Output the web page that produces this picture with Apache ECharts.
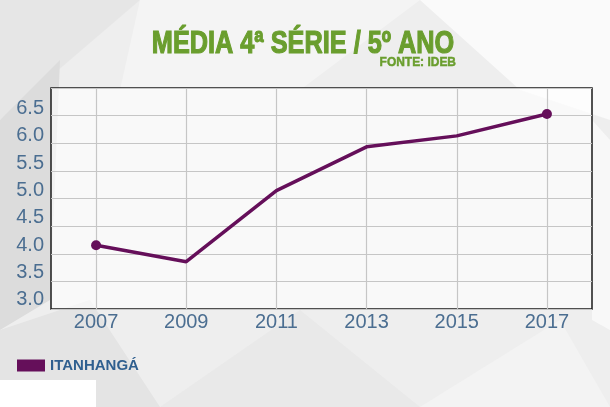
<!DOCTYPE html>
<html>
<head>
<meta charset="utf-8">
<script src="https://cdn.jsdelivr.net/npm/echarts@6/dist/echarts.min.js"></script>
<style>
html,body{margin:0;padding:0;background:#eeeeee;}
#c{width:610px;height:407px;}
</style>
</head>
<body>
<div id="c"></div>
<script>
// ---- data ----
const years = [2007, 2009, 2011, 2013, 2015, 2017];
const values = [4.0, 3.7, 5.0, 5.8, 6.0, 6.4];
const seriesName = 'ITANHANGÁ';
const titleText = 'MÉDIA 4ª SÉRIE / 5º ANO';
const sourceText = 'FONTE: IDEB';
const yTicks = [3.0, 3.5, 4.0, 4.5, 5.0, 5.5, 6.0, 6.5];

const chart = echarts.init(document.getElementById('c'), null, {renderer: 'canvas'});

const bgPolys = [
  {pts: [[0,0],[140,0],[0,120]], c: '#e6e6e6'},
  {pts: [[0,120],[60,60],[50,300],[0,330]], c: '#dcdcdc'},
  {pts: [[140,0],[420,0],[300,90],[120,90]], c: '#f4f4f4'},
  {pts: [[420,0],[610,0],[610,120],[520,90]], c: '#fafafa'},
  {pts: [[0,330],[90,300],[160,407],[0,407]], c: '#e4e4e4'},
  {pts: [[160,407],[300,310],[420,407]], c: '#e9e9e9'},
  {pts: [[420,407],[560,320],[610,407]], c: '#f3f3f3'},
  {pts: [[592,120],[610,140],[610,330],[592,320]], c: '#f8f8f8'},
  {pts: [[0,380],[96,380],[96,407],[0,407]], c: '#ffffff'}
];

const graphics = bgPolys.map(p => ({
  type: 'polygon', z: -10, silent: true,
  shape: {points: p.pts},
  style: {fill: p.c}
}));
graphics.push({
  type: 'text', x: 303, y: 44, scaleX: 0.79, scaleY: 1, z: 10,
  style: {text: titleText, x: 0, y: 0, textAlign: 'center', textVerticalAlign: 'middle',
    font: 'bold 32px "Liberation Sans", Arial, sans-serif', fill: '#6a9e2e',
    stroke: '#6a9e2e', lineWidth: 1.2}
});
graphics.push({
  type: 'text', x: 456, y: 62, scaleX: 0.92, z: 10,
  style: {text: sourceText, x: 0, y: 0, textAlign: 'right', textVerticalAlign: 'middle',
    font: 'bold 13px "Liberation Sans", sans-serif', fill: '#6a9e2e',
    stroke: '#6a9e2e', lineWidth: 0.5}
});

const labelFont = '"Liberation Sans Narrow", "Liberation Sans", sans-serif';

chart.setOption({
  backgroundColor: 'transparent',
  animation: false,
  graphic: graphics,
  legend: {
    data: [seriesName], left: 17, top: 358, padding: 0,
    icon: 'rect', itemWidth: 28, itemHeight: 12, itemGap: 5,
    textStyle: {fontFamily: labelFont, fontWeight: 'bold', fontSize: 15, color: '#2f5f8f'}
  },
  grid: {
    left: 51, right: 18, top: 88, bottom: 98, show: true,
    backgroundColor: 'rgba(255,255,255,0.62)', borderColor: '#1a1a1a', borderWidth: 1.5
  },
  xAxis: {
    type: 'value', min: 2006, max: 2018, interval: 1,
    axisLine: {show: false}, axisTick: {show: false},
    axisLabel: {
      margin: 3, fontSize: 20, fontFamily: labelFont, color: '#4b6e91',
      formatter: v => (years.indexOf(v) >= 0 ? String(v) : '')
    },
    splitLine: {show: true, lineStyle: {color: ['rgba(0,0,0,0)', '#c6c6c6'], width: 1.2}}
  },
  yAxis: [
    {
      type: 'value', min: 2.835, max: 6.875, minInterval: 0.5, maxInterval: 0.5,
      axisLine: {show: false}, axisTick: {show: false}, splitLine: {show: false},
      axisLabel: {
        margin: 7, fontSize: 20, fontFamily: labelFont, color: '#4b6e91',
        formatter: v => {
          const t = yTicks.find(y => Math.abs(y - v) < 1e-6);
          return t === undefined ? '' : t.toFixed(1);
        }
      }
    },
    {
      type: 'value', min: 3, max: 7, interval: 0.5, position: 'left',
      axisLine: {show: false}, axisTick: {show: false}, axisLabel: {show: false},
      splitLine: {show: true, lineStyle: {color: '#c6c6c6', width: 1.2}}
    }
  ],
  series: [{
    name: seriesName, type: 'line', yAxisIndex: 0,
    data: years.map((y, i) => [y, values[i]]),
    symbol: (val, params) => (params.dataIndex === 0 || params.dataIndex === years.length - 1) ? 'circle' : 'none',
    symbolSize: 10, showSymbol: true,
    lineStyle: {color: '#650f5a', width: 3.5},
    itemStyle: {color: '#650f5a'}
  }]
});
</script>
</body>
</html>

:: WHAT IS EXPECTED ::
Take the listing above and restate it word for word, without its pictures.

:: ANSWER BELOW ::
Output the web page that produces this picture with Apache ECharts.
<!DOCTYPE html>
<html>
<head>
<meta charset="utf-8">
<script src="https://cdn.jsdelivr.net/npm/echarts@6/dist/echarts.min.js"></script>
<style>
html,body{margin:0;padding:0;background:#eeeeee;}
#c{width:610px;height:407px;}
</style>
</head>
<body>
<div id="c"></div>
<script>
// ---- data ----
const years = [2007, 2009, 2011, 2013, 2015, 2017];
const values = [4.0, 3.7, 5.0, 5.8, 6.0, 6.4];
const seriesName = 'ITANHANGÁ';
const titleText = 'MÉDIA 4ª SÉRIE / 5º ANO';
const sourceText = 'FONTE: IDEB';
const yTicks = [3.0, 3.5, 4.0, 4.5, 5.0, 5.5, 6.0, 6.5];

const chart = echarts.init(document.getElementById('c'), null, {renderer: 'canvas'});

const bgPolys = [
  {pts: [[0,0],[140,0],[0,120]], c: '#e6e6e6'},
  {pts: [[0,120],[60,60],[50,300],[0,330]], c: '#dcdcdc'},
  {pts: [[140,0],[420,0],[300,90],[120,90]], c: '#f4f4f4'},
  {pts: [[420,0],[610,0],[610,120],[520,90]], c: '#fafafa'},
  {pts: [[0,330],[90,300],[160,407],[0,407]], c: '#e4e4e4'},
  {pts: [[160,407],[300,310],[420,407]], c: '#e9e9e9'},
  {pts: [[420,407],[560,320],[610,407]], c: '#f3f3f3'},
  {pts: [[592,120],[610,140],[610,330],[592,320]], c: '#f8f8f8'},
  {pts: [[0,380],[96,380],[96,407],[0,407]], c: '#ffffff'}
];

const graphics = bgPolys.map(p => ({
  type: 'polygon', z: -10, silent: true,
  shape: {points: p.pts},
  style: {fill: p.c}
}));
graphics.push({
  type: 'text', x: 303, y: 44, scaleX: 0.79, scaleY: 1, z: 10,
  style: {text: titleText, x: 0, y: 0, textAlign: 'center', textVerticalAlign: 'middle',
    font: 'bold 32px "Liberation Sans", Arial, sans-serif', fill: '#6a9e2e',
    stroke: '#6a9e2e', lineWidth: 1.2}
});
graphics.push({
  type: 'text', x: 456, y: 62, scaleX: 0.92, z: 10,
  style: {text: sourceText, x: 0, y: 0, textAlign: 'right', textVerticalAlign: 'middle',
    font: 'bold 13px "Liberation Sans", sans-serif', fill: '#6a9e2e',
    stroke: '#6a9e2e', lineWidth: 0.5}
});

const labelFont = '"Liberation Sans Narrow", "Liberation Sans", sans-serif';

chart.setOption({
  backgroundColor: 'transparent',
  animation: false,
  graphic: graphics,
  legend: {
    data: [seriesName], left: 17, top: 358, padding: 0,
    icon: 'rect', itemWidth: 28, itemHeight: 12, itemGap: 5,
    textStyle: {fontFamily: labelFont, fontWeight: 'bold', fontSize: 15, color: '#2f5f8f'}
  },
  grid: {
    left: 51, right: 18, top: 88, bottom: 98, show: true,
    backgroundColor: 'rgba(255,255,255,0.62)', borderColor: '#1a1a1a', borderWidth: 1.5
  },
  xAxis: {
    type: 'value', min: 2006, max: 2018, interval: 1,
    axisLine: {show: false}, axisTick: {show: false},
    axisLabel: {
      margin: 3, fontSize: 20, fontFamily: labelFont, color: '#4b6e91',
      formatter: v => (years.indexOf(v) >= 0 ? String(v) : '')
    },
    splitLine: {show: true, lineStyle: {color: ['rgba(0,0,0,0)', '#c6c6c6'], width: 1.2}}
  },
  yAxis: [
    {
      type: 'value', min: 2.835, max: 6.875, minInterval: 0.5, maxInterval: 0.5,
      axisLine: {show: false}, axisTick: {show: false}, splitLine: {show: false},
      axisLabel: {
        margin: 7, fontSize: 20, fontFamily: labelFont, color: '#4b6e91',
        formatter: v => {
          const t = yTicks.find(y => Math.abs(y - v) < 1e-6);
          return t === undefined ? '' : t.toFixed(1);
        }
      }
    },
    {
      type: 'value', min: 3, max: 7, interval: 0.5, position: 'left',
      axisLine: {show: false}, axisTick: {show: false}, axisLabel: {show: false},
      splitLine: {show: true, lineStyle: {color: '#c6c6c6', width: 1.2}}
    }
  ],
  series: [{
    name: seriesName, type: 'line', yAxisIndex: 0,
    data: years.map((y, i) => [y, values[i]]),
    symbol: (val, params) => (params.dataIndex === 0 || params.dataIndex === years.length - 1) ? 'circle' : 'none',
    symbolSize: 10, showSymbol: true,
    lineStyle: {color: '#650f5a', width: 3.5},
    itemStyle: {color: '#650f5a'}
  }]
});
</script>
</body>
</html>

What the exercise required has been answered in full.